Thallus thin, 25–60 µm thick, smooth, continuous or sparsely cracked, grey-green to mid-brown, ± translucent when fresh and wet. Cells irregularly arranged, at most with a very weak vertical arrangement, coherent, with no air spaces between them. Cortical pigment, when present, brown. Adjacent conspecific thalli never separated by dark lines.
Anamorph: not known.
Teleomorph: ascomata perithecia, forming conical-hemispherical mounds 240–400 µm diam., at first covered to the apex by a layer of thallus, later with the black apex of the involucrellum sometimes exposed. Ostiolar area inconspicuous, plane or convex, appearing as a pale dot 15–50 µm diam. Involucrellum conical, extending below to the substratum, densely pigmented on the upper part, often becoming almost hyaline adjacent to the base of exciple; pigment dark brown to dark reddish brown, K+ darker brown to grey-brown.

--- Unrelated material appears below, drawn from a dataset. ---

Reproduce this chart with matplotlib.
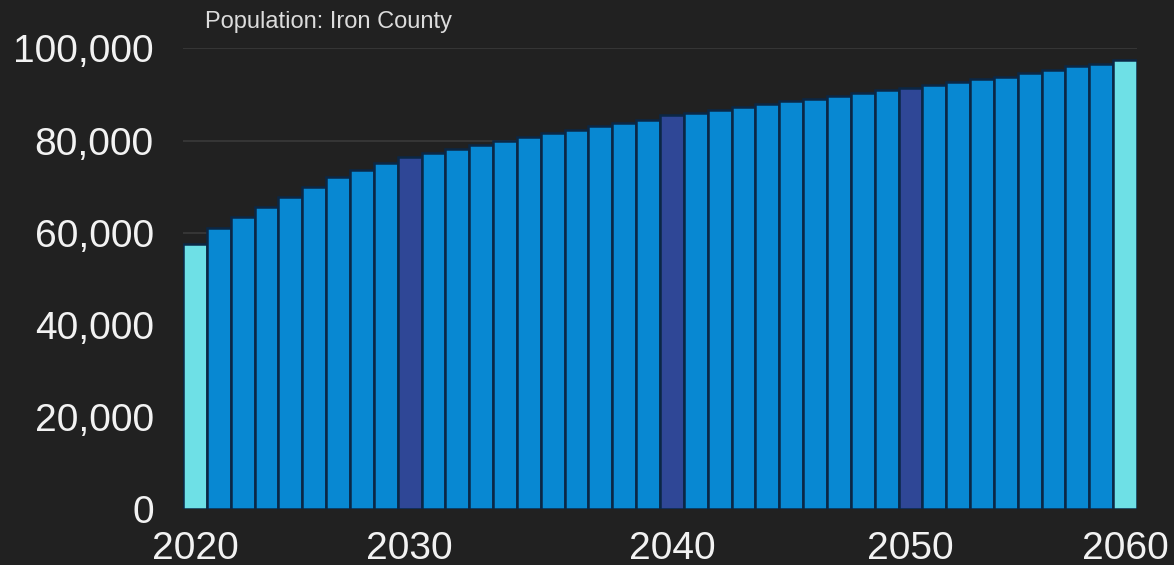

Ascomata 145–225 µm diam., colourless except at the apex. Interascal tissue absent, but periphyses and periphysoides present. Asci clavate, I–, fissitunicate, the wall thickened above, ocular chamber usually present; dehiscence by extrusion of an endotunica to form a delicate rostrum, 8-spored. Ascospores arranged biseriately, (15–) 19.5–23 (–26) x (6.5–)8–9.5 (–11) µm, (1.7–) 2.2–2.6 (–3.3) times as long as wide, ellipsoidal, hyaline, aseptate, thin-walled, perispore not seen.
Assessed (as Verrucaria hydrela) by Woods & Coppins (2012) as of Least Concern. The species appears to be widespread and common in suitable habitats.
Distinguished by the smooth, thin thallus, small perithecia, the conical involucrellum which is covered by a thin layer of thallus, and rather small ascospores (fide Orange 2013).
Verrucaria placida and V. andesiatica (sensu Orange et al. 2009) differ in the larger and more widely spaced perithecia and the larger ascospores (Table 2). V. dolosa differs in the distinctly smaller ascospores (15–18 x 6–8 µm), smaller, more crowded perithecia, and lack of a regular thalline covering to the mature perithecium (Orange 2013).
Throughout the British Isles, mostly in the north and west. BLS map: see here.
On rocks and stones in streams, streamlets, and seepages.